Thursday, June 20, 2019

Zeke on Zeek: Paraglob

Paraglob is a data structure for quick string matching against a large set of patterns. It was originally designed by Robin Sommer, but an early, experimental implementation was slowed significantly by an internal set data structure that ran in linear time for most of its operations. As a result of a couple of these linear time operations being called together, building a paraglob took O(N2) and other operations took O(Nlog(N) time where N is the number of patterns in data structure. In this Zeke on Zeek post I’ll walk through moving paraglob to C++, and using different data structures to reduce its compile time to linear time and other operations to log(N) time.

But first, a cool looking graph summarizing some benchmarks I ran and a look ahead at the performance characteristics of a paraglob. “Queries” refers to how many strings are being matched and “patterns” refers to the number of patterns those queries are being matched against. I chose to have about 20% of the patterns match in this case. The small spikes aren’t consistent across runs, and are likely just my computer doing something else in the background. Notice how small the time increase is from running 1,000 to 20,000 queries. At the upper right paraglob is compiling a set of 10,000 patterns and running 20,000 queries on them in under 2 seconds.



The Algorithm


At its core paraglob is actually built around a relatively straightforward algorithm. For any pattern, there exists a set of words that an input must contain in order to have any hope of matching against it. For example, consider the pattern “do*”. Anything that matches against “do*” must at the very least contain the substring “do”. This can be easily extended to more complicated patterns by just breaking up the pattern on special glob syntax. For example, “dog*fish*cat” contains the substrings [“dog”, “fish”, “cat”]. We call these substrings “meta words”.

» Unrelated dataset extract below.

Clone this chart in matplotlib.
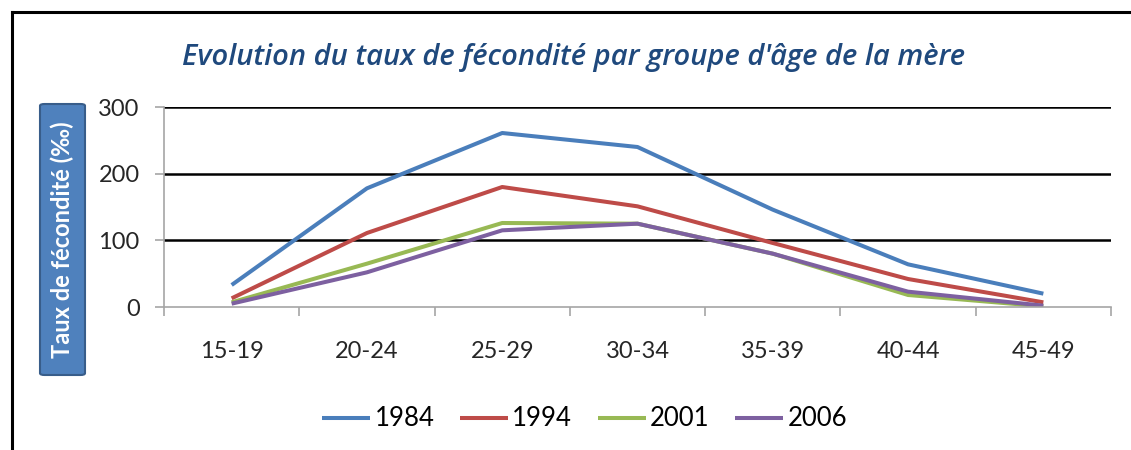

We can then reframe our problem as finding any of the meta words inside an input string and checking the patterns associated with those meta words against it. The Aho-Corasick string-searching algorithm coupled with a map from meta words to patterns solves our problem. We can summarize how paraglob works as follows:

CONSTRUCTION:
    for every input pattern:
         extract the meta words
         map them to their respective patterns
         store the meta words in the Aho-Corasick data structure

QUERYING:
    for every input string:
         get all the meta words it contains with the Aho-Corasick structure
         get candidate patterns with the map
         check those patterns against the string
         return the matches

Implementation


With the algorithm designed, paraglob’s actual implementation is fairly straightforward, but with a couple important nuances. The first lies in the fact that for a given set of patterns there is a non-zero chance that one meta word will be associated with multiple patterns. Consider for example a small pattern set [*mischiev[!o]us*, *mischevous*, *.us*, *.gov*] which might flag mischievous typosquatting and government related urls. Already this pattern set has one meta word (us) mapping to two quite different patterns.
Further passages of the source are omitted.